§ **EXERCISE DIRECTIONS**
Count only the lines of the records that hold "matplotlib", then give the number without any other words.

§ **EXERCISE MATERIAL**
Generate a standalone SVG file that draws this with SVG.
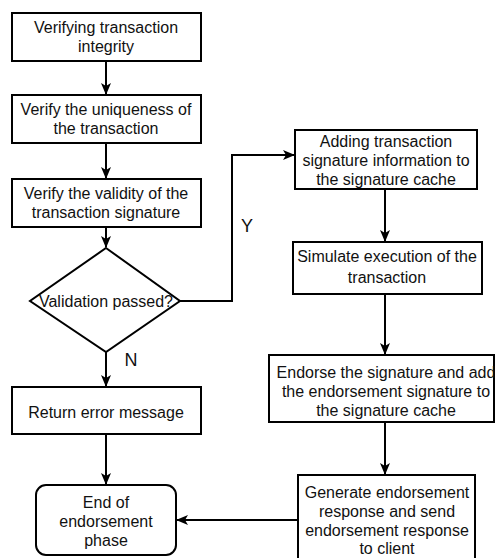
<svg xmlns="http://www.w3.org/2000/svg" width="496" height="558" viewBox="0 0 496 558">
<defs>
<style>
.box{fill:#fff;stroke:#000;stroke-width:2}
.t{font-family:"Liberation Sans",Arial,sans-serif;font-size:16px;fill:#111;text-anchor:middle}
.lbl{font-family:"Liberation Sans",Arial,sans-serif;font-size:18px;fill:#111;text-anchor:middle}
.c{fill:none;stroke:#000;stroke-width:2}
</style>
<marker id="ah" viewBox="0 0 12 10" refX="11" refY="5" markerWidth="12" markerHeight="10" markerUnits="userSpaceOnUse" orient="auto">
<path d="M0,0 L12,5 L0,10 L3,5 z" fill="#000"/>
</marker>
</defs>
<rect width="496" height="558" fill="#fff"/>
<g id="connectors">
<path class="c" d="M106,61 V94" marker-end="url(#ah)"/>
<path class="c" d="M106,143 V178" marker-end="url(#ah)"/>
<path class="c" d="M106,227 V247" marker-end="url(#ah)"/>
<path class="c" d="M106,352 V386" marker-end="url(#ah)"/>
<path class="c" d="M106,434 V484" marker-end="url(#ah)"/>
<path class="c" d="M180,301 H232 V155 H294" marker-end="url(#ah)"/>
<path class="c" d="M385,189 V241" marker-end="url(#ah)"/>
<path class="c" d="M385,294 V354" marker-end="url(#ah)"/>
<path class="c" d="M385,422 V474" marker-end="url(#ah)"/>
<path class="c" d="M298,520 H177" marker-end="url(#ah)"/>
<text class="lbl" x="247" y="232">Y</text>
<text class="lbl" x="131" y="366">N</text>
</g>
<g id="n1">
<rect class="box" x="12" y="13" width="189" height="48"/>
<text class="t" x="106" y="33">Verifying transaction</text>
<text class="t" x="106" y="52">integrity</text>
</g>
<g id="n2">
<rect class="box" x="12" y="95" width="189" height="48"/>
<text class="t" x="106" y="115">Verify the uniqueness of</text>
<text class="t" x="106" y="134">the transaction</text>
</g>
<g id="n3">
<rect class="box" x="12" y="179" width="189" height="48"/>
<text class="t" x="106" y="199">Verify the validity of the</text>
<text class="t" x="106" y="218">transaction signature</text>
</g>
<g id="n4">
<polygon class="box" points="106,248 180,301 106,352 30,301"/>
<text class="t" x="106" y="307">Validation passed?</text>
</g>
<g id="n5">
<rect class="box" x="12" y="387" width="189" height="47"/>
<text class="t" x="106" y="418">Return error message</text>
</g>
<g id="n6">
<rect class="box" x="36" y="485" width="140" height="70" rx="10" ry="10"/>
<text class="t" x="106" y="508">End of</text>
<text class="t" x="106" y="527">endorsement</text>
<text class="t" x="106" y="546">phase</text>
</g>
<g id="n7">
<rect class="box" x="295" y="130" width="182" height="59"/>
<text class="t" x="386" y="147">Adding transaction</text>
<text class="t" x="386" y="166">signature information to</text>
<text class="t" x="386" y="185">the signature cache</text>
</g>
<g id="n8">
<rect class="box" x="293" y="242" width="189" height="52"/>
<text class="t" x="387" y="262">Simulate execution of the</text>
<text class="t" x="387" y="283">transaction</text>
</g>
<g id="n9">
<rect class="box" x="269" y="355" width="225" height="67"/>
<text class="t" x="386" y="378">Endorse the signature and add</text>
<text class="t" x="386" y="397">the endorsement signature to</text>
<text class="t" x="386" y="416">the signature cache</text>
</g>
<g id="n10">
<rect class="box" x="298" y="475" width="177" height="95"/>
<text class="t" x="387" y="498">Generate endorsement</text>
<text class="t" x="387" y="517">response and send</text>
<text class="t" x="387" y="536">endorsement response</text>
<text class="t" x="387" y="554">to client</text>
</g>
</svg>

---

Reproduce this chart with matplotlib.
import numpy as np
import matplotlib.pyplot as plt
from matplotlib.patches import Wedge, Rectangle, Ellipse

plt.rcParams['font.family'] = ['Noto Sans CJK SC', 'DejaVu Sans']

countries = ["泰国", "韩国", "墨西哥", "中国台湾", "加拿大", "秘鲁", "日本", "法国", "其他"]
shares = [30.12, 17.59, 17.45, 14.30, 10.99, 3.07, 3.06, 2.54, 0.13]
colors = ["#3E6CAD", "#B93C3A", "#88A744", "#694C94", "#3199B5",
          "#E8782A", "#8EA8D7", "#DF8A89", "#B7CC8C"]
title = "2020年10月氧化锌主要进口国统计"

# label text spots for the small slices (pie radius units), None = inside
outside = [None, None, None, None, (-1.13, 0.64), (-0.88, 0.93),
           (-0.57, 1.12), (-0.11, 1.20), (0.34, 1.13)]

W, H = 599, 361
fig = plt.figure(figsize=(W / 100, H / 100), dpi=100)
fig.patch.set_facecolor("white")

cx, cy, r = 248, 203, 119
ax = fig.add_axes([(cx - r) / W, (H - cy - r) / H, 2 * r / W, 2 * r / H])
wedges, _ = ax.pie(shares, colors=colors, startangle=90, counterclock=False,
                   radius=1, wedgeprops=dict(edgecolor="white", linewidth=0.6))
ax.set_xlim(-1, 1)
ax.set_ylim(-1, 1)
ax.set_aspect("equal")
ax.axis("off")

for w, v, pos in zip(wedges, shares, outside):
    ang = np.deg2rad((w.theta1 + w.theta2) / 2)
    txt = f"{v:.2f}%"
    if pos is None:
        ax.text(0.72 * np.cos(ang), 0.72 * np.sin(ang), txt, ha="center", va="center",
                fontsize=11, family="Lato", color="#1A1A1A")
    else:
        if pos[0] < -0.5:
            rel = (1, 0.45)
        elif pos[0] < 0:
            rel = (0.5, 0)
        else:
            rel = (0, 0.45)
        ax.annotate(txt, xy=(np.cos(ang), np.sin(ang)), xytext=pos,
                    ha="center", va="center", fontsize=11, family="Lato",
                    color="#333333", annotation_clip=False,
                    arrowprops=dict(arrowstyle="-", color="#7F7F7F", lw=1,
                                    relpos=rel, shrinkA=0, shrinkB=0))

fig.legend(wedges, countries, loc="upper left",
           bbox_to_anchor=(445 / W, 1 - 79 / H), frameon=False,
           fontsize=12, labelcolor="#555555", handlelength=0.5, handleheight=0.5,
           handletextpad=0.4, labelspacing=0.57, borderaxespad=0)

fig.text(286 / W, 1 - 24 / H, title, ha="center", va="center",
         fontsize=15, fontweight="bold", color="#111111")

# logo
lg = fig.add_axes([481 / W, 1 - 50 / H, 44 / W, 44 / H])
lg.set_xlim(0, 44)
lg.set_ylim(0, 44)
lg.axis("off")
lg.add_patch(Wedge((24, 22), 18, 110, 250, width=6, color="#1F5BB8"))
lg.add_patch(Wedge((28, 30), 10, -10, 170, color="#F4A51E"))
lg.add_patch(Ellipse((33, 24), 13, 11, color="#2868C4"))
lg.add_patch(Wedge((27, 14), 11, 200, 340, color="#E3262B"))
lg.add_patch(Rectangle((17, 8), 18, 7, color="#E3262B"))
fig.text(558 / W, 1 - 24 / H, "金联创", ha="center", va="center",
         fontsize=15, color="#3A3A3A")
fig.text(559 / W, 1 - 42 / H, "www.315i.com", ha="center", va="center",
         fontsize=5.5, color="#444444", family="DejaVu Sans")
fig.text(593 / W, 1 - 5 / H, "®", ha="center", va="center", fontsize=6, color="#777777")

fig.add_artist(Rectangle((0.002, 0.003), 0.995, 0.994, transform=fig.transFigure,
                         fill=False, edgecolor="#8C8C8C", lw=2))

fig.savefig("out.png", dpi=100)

§ **EXERCISE OUTPUT**
3